■ Task details ■
Extract every record, exactly as written, and ignore the pictures.

start Stored rows

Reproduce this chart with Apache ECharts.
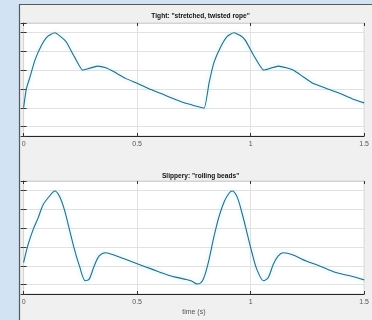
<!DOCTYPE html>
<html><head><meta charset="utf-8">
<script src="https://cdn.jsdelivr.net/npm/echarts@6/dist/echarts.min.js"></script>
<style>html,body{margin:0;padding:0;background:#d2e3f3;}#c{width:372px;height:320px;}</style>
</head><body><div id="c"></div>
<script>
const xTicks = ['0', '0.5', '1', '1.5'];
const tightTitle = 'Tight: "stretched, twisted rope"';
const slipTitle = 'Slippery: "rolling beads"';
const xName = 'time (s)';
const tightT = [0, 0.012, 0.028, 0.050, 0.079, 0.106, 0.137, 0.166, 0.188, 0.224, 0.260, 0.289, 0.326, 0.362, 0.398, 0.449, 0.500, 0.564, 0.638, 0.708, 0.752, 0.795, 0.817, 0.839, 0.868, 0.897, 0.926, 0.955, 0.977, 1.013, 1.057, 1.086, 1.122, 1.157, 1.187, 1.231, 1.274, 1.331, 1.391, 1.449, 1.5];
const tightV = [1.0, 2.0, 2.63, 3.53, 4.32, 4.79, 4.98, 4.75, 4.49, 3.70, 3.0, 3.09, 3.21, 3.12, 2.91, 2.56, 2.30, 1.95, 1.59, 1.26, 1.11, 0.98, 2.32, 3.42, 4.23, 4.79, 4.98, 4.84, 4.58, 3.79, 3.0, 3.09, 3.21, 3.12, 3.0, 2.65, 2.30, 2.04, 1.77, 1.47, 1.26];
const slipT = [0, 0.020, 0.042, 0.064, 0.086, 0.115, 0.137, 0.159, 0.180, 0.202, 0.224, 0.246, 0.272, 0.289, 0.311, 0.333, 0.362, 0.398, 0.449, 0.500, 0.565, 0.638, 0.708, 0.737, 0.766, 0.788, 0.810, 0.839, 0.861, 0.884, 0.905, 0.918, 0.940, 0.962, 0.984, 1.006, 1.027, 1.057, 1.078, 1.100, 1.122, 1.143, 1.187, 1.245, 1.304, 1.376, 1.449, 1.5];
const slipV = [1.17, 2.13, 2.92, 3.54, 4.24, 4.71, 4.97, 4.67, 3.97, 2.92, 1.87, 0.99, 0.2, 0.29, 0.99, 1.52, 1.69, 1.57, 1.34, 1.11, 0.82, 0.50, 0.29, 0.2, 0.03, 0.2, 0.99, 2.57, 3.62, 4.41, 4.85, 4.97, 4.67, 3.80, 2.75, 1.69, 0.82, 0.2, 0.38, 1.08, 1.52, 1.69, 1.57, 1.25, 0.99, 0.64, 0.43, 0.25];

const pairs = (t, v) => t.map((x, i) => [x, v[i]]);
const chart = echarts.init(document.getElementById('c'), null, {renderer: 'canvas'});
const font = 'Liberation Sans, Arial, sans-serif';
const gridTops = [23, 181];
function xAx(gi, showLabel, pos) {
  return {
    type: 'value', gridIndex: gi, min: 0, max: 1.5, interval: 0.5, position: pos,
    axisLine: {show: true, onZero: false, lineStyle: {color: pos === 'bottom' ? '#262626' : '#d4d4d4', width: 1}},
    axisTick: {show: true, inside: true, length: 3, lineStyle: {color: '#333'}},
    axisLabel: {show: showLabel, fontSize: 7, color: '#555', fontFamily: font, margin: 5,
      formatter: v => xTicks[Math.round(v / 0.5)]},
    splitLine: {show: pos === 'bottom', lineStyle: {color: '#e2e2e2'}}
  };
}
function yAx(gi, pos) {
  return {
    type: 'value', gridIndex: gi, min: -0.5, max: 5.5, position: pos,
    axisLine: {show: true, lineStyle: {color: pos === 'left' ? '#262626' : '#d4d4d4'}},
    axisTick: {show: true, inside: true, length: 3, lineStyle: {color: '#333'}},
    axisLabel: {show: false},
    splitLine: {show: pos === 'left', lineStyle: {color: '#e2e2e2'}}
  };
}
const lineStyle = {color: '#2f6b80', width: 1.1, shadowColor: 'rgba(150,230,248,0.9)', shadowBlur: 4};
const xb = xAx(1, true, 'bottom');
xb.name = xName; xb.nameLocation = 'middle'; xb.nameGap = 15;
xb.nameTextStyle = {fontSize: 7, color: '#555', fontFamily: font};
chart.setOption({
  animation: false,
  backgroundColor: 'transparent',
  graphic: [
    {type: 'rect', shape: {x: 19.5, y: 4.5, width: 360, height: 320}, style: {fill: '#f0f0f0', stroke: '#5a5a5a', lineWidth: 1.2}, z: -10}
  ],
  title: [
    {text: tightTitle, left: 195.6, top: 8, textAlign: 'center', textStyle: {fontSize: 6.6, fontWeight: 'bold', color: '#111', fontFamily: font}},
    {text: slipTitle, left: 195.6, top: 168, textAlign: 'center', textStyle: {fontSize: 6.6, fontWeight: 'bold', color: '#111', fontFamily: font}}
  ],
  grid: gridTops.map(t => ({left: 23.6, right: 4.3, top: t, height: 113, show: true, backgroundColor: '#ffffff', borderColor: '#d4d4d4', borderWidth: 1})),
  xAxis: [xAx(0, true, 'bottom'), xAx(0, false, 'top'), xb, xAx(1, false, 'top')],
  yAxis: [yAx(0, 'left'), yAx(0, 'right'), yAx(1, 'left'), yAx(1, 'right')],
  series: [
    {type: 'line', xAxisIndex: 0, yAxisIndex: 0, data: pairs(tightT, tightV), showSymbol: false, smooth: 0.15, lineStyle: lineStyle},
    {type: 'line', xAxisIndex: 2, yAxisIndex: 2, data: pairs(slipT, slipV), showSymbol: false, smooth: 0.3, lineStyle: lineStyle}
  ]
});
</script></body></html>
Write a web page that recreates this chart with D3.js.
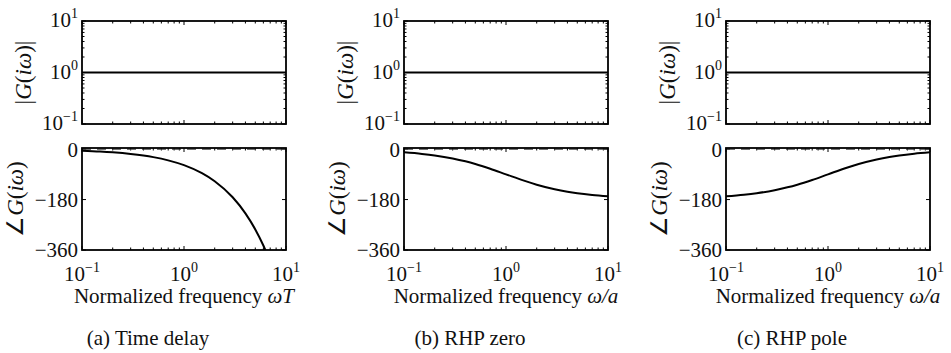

end Stored rows

■ Problem solution ■
Reproduce this chart with Apache ECharts.
<!DOCTYPE html>
<html><head><meta charset="utf-8">
<script src="https://cdn.jsdelivr.net/npm/echarts@6/dist/echarts.min.js"></script>
<style>html,body{margin:0;padding:0;background:#d2e3f3;}#c{width:372px;height:320px;}</style>
</head><body><div id="c"></div>
<script>
const xTicks = ['0', '0.5', '1', '1.5'];
const tightTitle = 'Tight: "stretched, twisted rope"';
const slipTitle = 'Slippery: "rolling beads"';
const xName = 'time (s)';
const tightT = [0, 0.012, 0.028, 0.050, 0.079, 0.106, 0.137, 0.166, 0.188, 0.224, 0.260, 0.289, 0.326, 0.362, 0.398, 0.449, 0.500, 0.564, 0.638, 0.708, 0.752, 0.795, 0.817, 0.839, 0.868, 0.897, 0.926, 0.955, 0.977, 1.013, 1.057, 1.086, 1.122, 1.157, 1.187, 1.231, 1.274, 1.331, 1.391, 1.449, 1.5];
const tightV = [1.0, 2.0, 2.63, 3.53, 4.32, 4.79, 4.98, 4.75, 4.49, 3.70, 3.0, 3.09, 3.21, 3.12, 2.91, 2.56, 2.30, 1.95, 1.59, 1.26, 1.11, 0.98, 2.32, 3.42, 4.23, 4.79, 4.98, 4.84, 4.58, 3.79, 3.0, 3.09, 3.21, 3.12, 3.0, 2.65, 2.30, 2.04, 1.77, 1.47, 1.26];
const slipT = [0, 0.020, 0.042, 0.064, 0.086, 0.115, 0.137, 0.159, 0.180, 0.202, 0.224, 0.246, 0.272, 0.289, 0.311, 0.333, 0.362, 0.398, 0.449, 0.500, 0.565, 0.638, 0.708, 0.737, 0.766, 0.788, 0.810, 0.839, 0.861, 0.884, 0.905, 0.918, 0.940, 0.962, 0.984, 1.006, 1.027, 1.057, 1.078, 1.100, 1.122, 1.143, 1.187, 1.245, 1.304, 1.376, 1.449, 1.5];
const slipV = [1.17, 2.13, 2.92, 3.54, 4.24, 4.71, 4.97, 4.67, 3.97, 2.92, 1.87, 0.99, 0.2, 0.29, 0.99, 1.52, 1.69, 1.57, 1.34, 1.11, 0.82, 0.50, 0.29, 0.2, 0.03, 0.2, 0.99, 2.57, 3.62, 4.41, 4.85, 4.97, 4.67, 3.80, 2.75, 1.69, 0.82, 0.2, 0.38, 1.08, 1.52, 1.69, 1.57, 1.25, 0.99, 0.64, 0.43, 0.25];

const pairs = (t, v) => t.map((x, i) => [x, v[i]]);
const chart = echarts.init(document.getElementById('c'), null, {renderer: 'canvas'});
const font = 'Liberation Sans, Arial, sans-serif';
const gridTops = [23, 181];
function xAx(gi, showLabel, pos) {
  return {
    type: 'value', gridIndex: gi, min: 0, max: 1.5, interval: 0.5, position: pos,
    axisLine: {show: true, onZero: false, lineStyle: {color: pos === 'bottom' ? '#262626' : '#d4d4d4', width: 1}},
    axisTick: {show: true, inside: true, length: 3, lineStyle: {color: '#333'}},
    axisLabel: {show: showLabel, fontSize: 7, color: '#555', fontFamily: font, margin: 5,
      formatter: v => xTicks[Math.round(v / 0.5)]},
    splitLine: {show: pos === 'bottom', lineStyle: {color: '#e2e2e2'}}
  };
}
function yAx(gi, pos) {
  return {
    type: 'value', gridIndex: gi, min: -0.5, max: 5.5, position: pos,
    axisLine: {show: true, lineStyle: {color: pos === 'left' ? '#262626' : '#d4d4d4'}},
    axisTick: {show: true, inside: true, length: 3, lineStyle: {color: '#333'}},
    axisLabel: {show: false},
    splitLine: {show: pos === 'left', lineStyle: {color: '#e2e2e2'}}
  };
}
const lineStyle = {color: '#2f6b80', width: 1.1, shadowColor: 'rgba(150,230,248,0.9)', shadowBlur: 4};
const xb = xAx(1, true, 'bottom');
xb.name = xName; xb.nameLocation = 'middle'; xb.nameGap = 15;
xb.nameTextStyle = {fontSize: 7, color: '#555', fontFamily: font};
chart.setOption({
  animation: false,
  backgroundColor: 'transparent',
  graphic: [
    {type: 'rect', shape: {x: 19.5, y: 4.5, width: 360, height: 320}, style: {fill: '#f0f0f0', stroke: '#5a5a5a', lineWidth: 1.2}, z: -10}
  ],
  title: [
    {text: tightTitle, left: 195.6, top: 8, textAlign: 'center', textStyle: {fontSize: 6.6, fontWeight: 'bold', color: '#111', fontFamily: font}},
    {text: slipTitle, left: 195.6, top: 168, textAlign: 'center', textStyle: {fontSize: 6.6, fontWeight: 'bold', color: '#111', fontFamily: font}}
  ],
  grid: gridTops.map(t => ({left: 23.6, right: 4.3, top: t, height: 113, show: true, backgroundColor: '#ffffff', borderColor: '#d4d4d4', borderWidth: 1})),
  xAxis: [xAx(0, true, 'bottom'), xAx(0, false, 'top'), xb, xAx(1, false, 'top')],
  yAxis: [yAx(0, 'left'), yAx(0, 'right'), yAx(1, 'left'), yAx(1, 'right')],
  series: [
    {type: 'line', xAxisIndex: 0, yAxisIndex: 0, data: pairs(tightT, tightV), showSymbol: false, smooth: 0.15, lineStyle: lineStyle},
    {type: 'line', xAxisIndex: 2, yAxisIndex: 2, data: pairs(slipT, slipV), showSymbol: false, smooth: 0.3, lineStyle: lineStyle}
  ]
});
</script></body></html>
Write a web page that recreates this chart with D3.js.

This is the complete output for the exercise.